The mighty Thames lies nearby, and I am immediately taken by the power of the tidal surge. The tide is rising and the water is a labyrinth of cross currents and rips. Wayne says that people regularly try to swim across, but invariably drown due to the freezing water, the severe currents, and the fact that they are usually exceptionally drunk. There is a story in the news the week I arrive. A homeless Somalian refugee sees an English woman jump into the Thames attempting suicide. He takes his clothes off and leaves his bag with some meagre possessions on the wharf, and plunges into the icy torrent. He is a strong swimmer and manages to save the woman, who has changed her mind and now chooses life and a hot bath over a muddy grave. He is a hero, but someone has stolen his clothes and all his worldy possessions while he was risking his life in the swirling surge. The great Australian swimmer Ian Thorpe is in town to present him with the British Swimming Association’s “Swimmer of the Year” award. The former vagrant now has a flat, and the promise of a job as a lifeguard once he finishes the training course the BSA are putting him through.
Kate & Wayne take me to Brick Lane, a narrow street of wall-to-wall Indian restaurants, with a Sunday market scattered in alcoves and closed off streets. I am in culture shock here. The masses of people, are mainly young 20-35 something’s. This is a cool place to be seen.  But I’m not used to the madding crowd and the constant sidestepping to avoid a human collision.
 I am struck by the young men, who, in their struggle to assert their individuality, have ended up in the same uniform. They are soft, almost effeminate. They wear fake reading glasses with black frames, skinny black jeans tucked into Dock Martins, coiffed hair brushed to one side with a lot of height in the centre and held there (obviously) with spray or product. They then accessorize with scarf and bracelet, ring and necklet. They are soft spoken and soft looking: this is the “nerd look” and this is the “new thing”. I’m sure it will make its way somewhere from here.
I settle into a routine again. Kate & Wayne go off to work; I check the markets and keep up with family and friends. I shop, and I cook Thai food as I find the blandness of the British food like a depressant to my palate.
Nights are social. London has the greatest concentration of pubs and bars of any city in the world. They love to drink here and drink often. There is no drink driving problem here, only a drunken commuting problem. You can buy alcohol everywhere. The local “off-licence” general store, the supermarket, hell even the Mexican takeaway joint will sell you a Corona or pina colada to wash down your burrito. I tag along to works drink nights, friends drink nights and even go out on my own for a drink. In a place where space is at a premium, people are jammed and crammed together and stuck inside most of the time, because, frankly, the weather is terrible. It’s understandable that cabin fever is an epidemic here, and pubs, bars and clubs offer an escape.

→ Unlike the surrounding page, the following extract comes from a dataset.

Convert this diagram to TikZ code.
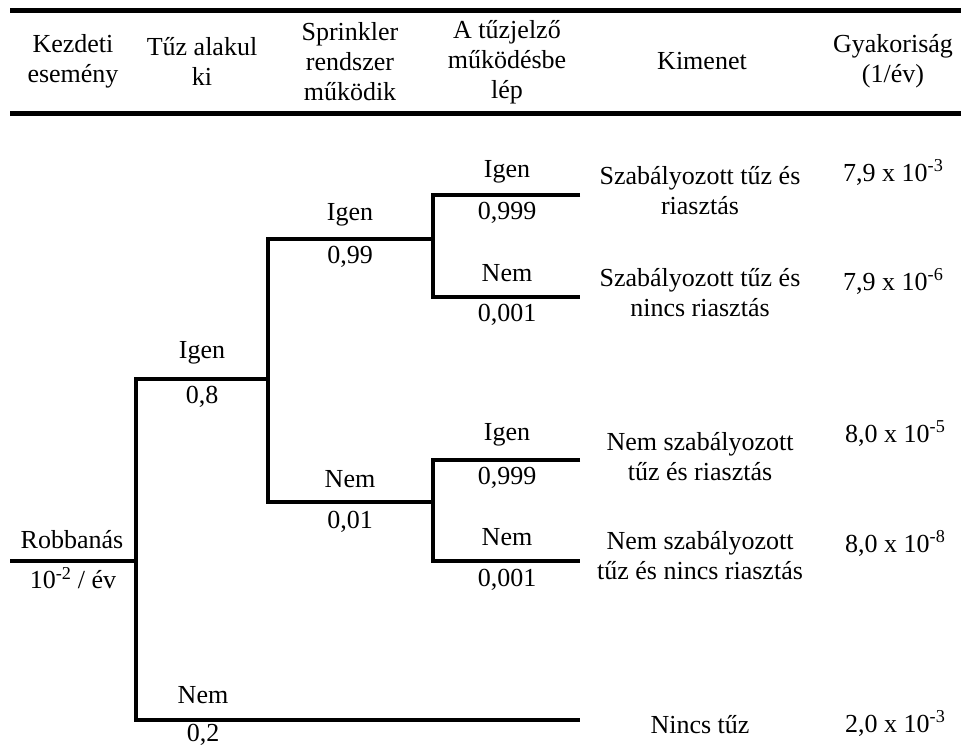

We go to Favela Chic, a club in Shoreditch. It’s small, it’s packed, it’s Tuesday night. A couple of interesting bands play. I spot a middle aged guy at the bar dressed in just an apron, with a naked torso obvious. Kate thinks he’s come from the kitchen and I muse about food preparation laws in this country. But, no, next thing we know he’s on a podium playing air guitar and he’s let the apron fall down revealing a chest that needs a bit of work before the next Mr Olympia contest. He’s the DJ.
Charlotte is a patent attorney specialising in construction patents. I thought everything had been covered since the Greeks and Romans invented a building design that has rarely changed for 2000 years. She says of her job “it’s really boring”. She’s catching up with her friend Laura, who is a stage producer in the West End. I ask Charlotte if she is feeling ok, as she has massive black rings around her eyes and is noticeably unsteady on her feet. 5 minutes later she’s off to the toilet, and when she gets back she goes home. Laura gives it to her “oh, you are rubbish”. But she goes, and we stay and drink a bottle of Pinot Grigio in her honour.
 I walk home along the Thames. A stiff, freezing wind pushes through me even though summer is about to begin. The lights reflect off the water with a cold beauty, and, in the distance I can see The City, where giant phalanx-like buildings thrust upwards into the sky in tribute to the Gods of Finance that have lured so many to this place. This country has been in financial trouble now for four years, and things really aren’t getting any better for most people. Financial power is moving from the West to the East. I wonder if the London has seen its halcyon days and an era is complete.
Tomorrow, I’m off to The Hague, Holland for 8 days.